La cazzarola piddina

per Gian Franco Ferraris
Autore originale del testo: Alfredo Morganti,

di Alfredo Morganti – 21 dicembre 2015

Non capisco questa discussione sulla crisi dei partiti ‘tradizionali’ e la conseguente necessità di ‘grandi coalizioni’. La riprende Massimo Cacciari oggi sulla Stampa, che, a tal proposito, ritiene le coalizioni (grandi) l’unica strada percorribile dinanzi al ‘vuoto’ dei partiti ‘tradizionali’. Una specie di inderogabile necessità dei tempi. Due osservazioni. La prima: le coalizioni non sono una scoperta attuale. L’Italia per decenni (prima repubblica) è stata governata da alleanze e coalizioni, prima che si decidesse che ci doveva essere un solo, rapidissimo vincitore grazie a fulminee regole maggioritarie. La seconda: ‘coalizzarsi’ non è affatto una vergogna. E non si tratta per nulla di una necessità indotta dalla crisi, un segno di disincanto, ma di un’opportunità, una normalissima modalità di governo nelle democrazie rappresentative, grazie a cui costruire un esecutivo senza rinunciare al bene della rappresentanza, con la sola asticella di talune ‘soglie’ d’ingresso per evitare una polverizzazione del voto.

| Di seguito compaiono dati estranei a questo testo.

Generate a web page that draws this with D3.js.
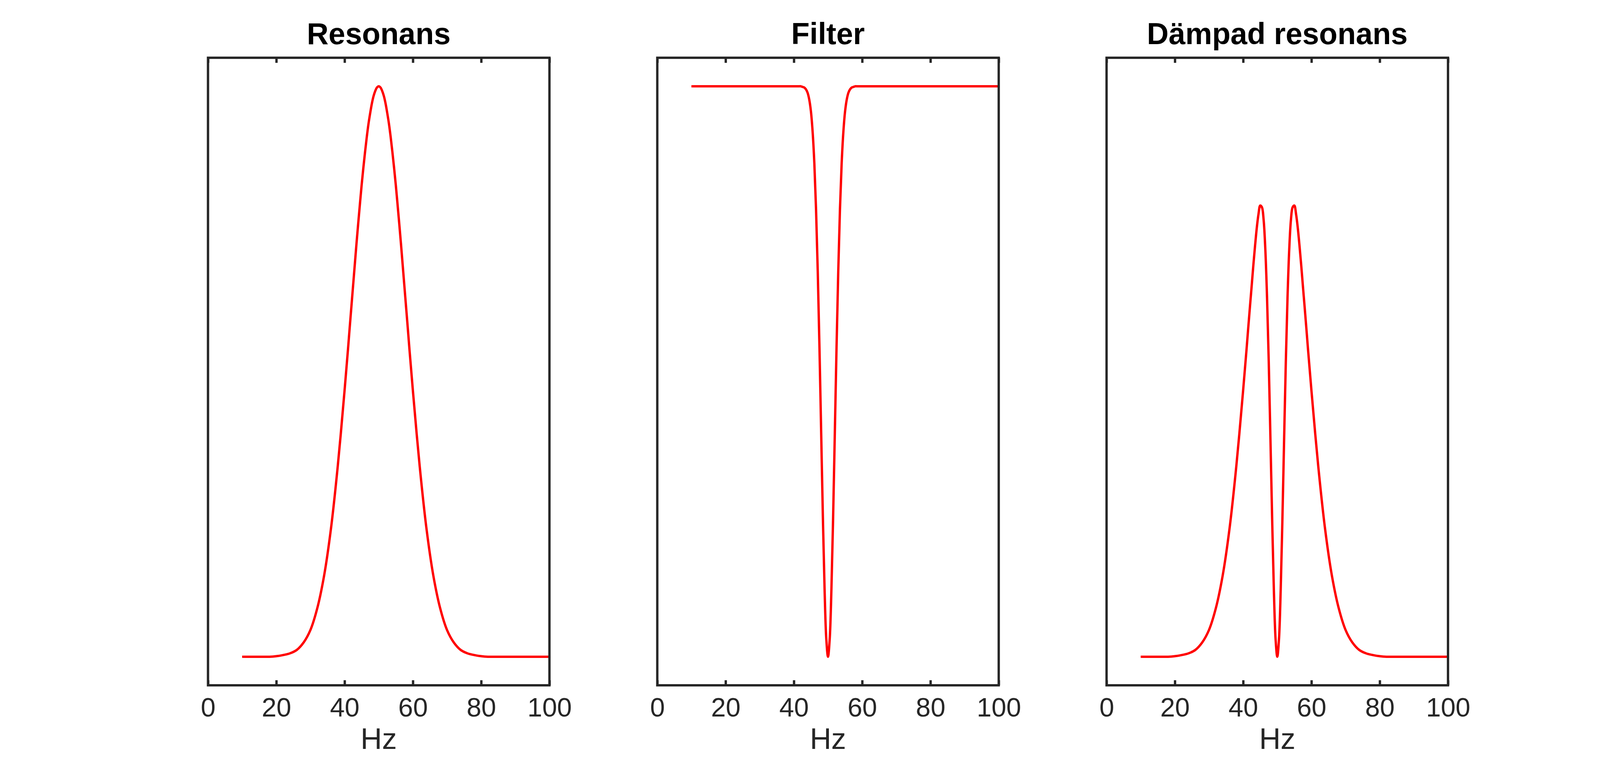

Cacciari confonde, poi, ‘coalizione’ con ‘contenitore’ quando addebita a un Renzi lungimirante la realizzazione di un partito che sia di per sé una grande coalizione: il famoso ‘partito della nazione’ di destrosinistra, appunto. Ma il PD non è affatto un simulacro di grande coalizione, il PD è semplicemente una cazzarola, come si dice in dialetto, una pignatta, un pentolone dentro cui si rimescola tutto e il contrario di tutto con un unico collante ideologico: stare al governo, gestire potere, vincere poltrone. Punto. Renzi ha interpretato la crisi della rappresentanza e la ‘virata’ verso l’esecutivo forte a modo suo, aprendo a tutti e al contrario di tutti il suo contenitore. E chiedendo di governare da solo, pur disponendo di una forza minoritaria, tanto più dinanzi a una grande mole di astensionismo e di sfiducia. All’appello del PD-cazzarola stanno rispondendo tutti, ex SEL come ex Forza Italia, andandosi a rinserrare gomito a gomito in quel ‘contenitore’ asettico, neutralizzato, tecnicizzato che è il partito renziano. La cui immagine simbolo è proprio la Leopolda, col suo ‘molluschismo’ politico e il clima da quinta televisiva

Una coalizione è invece politica, politica allo stato puro. E non deve essere per forza una ‘grande’ coalizione (che sarebbe ancora coerente col motto “tutto il potere all’esecutivo”) ma soprattutto, con soglie opportune di ingresso, una coalizione di sinistra, o di destra, o di centro, o di centrosinistra e centrodestra. D’altra parte le alleanze erano il sale della politica italiana, quando l’Italia era forse migliore di adesso, pur con tutte le sue ingiustizie e la sua arretratezza. Le coalizioni sono un modo per consentire la rappresentanza più ampia possibile, un modo per sanare la crisi che la pervade. Se una ferita è aperta (quella della rappresentanza e della fiducia verso la politica, appunto) la si sutura, non la si amplia. Ecco: il maggioritario allarga invece la ferita, restringe il campo ai ‘vincenti’, ricaccia i ‘perdenti’ e i non rappresentati nel binario morto dell’astensione, fa un selezione all’ingresso tra chi vota il grande-vincente e chi il piccolo-perdente (e quindi è spinto a non votare), generando ulteriore sfiducia. Il motto per cui ‘vince-solo-uno’ è l’anticamera della post-democrazia, è come dire ‘tutto il potere all’esecutivo’, ossia al comparto più opaco e più circoscritto della vita democratica. L’ultra maggioritario, in fondo, è il viatico di lusso di chi vorrebbe (vuole) restringere la ricchezza e la complessità delle nostre democrazie per restringere artificiosamente lo spazio del potere a pochi noti (e ai molti ignoti di cui nessuno sa nulla).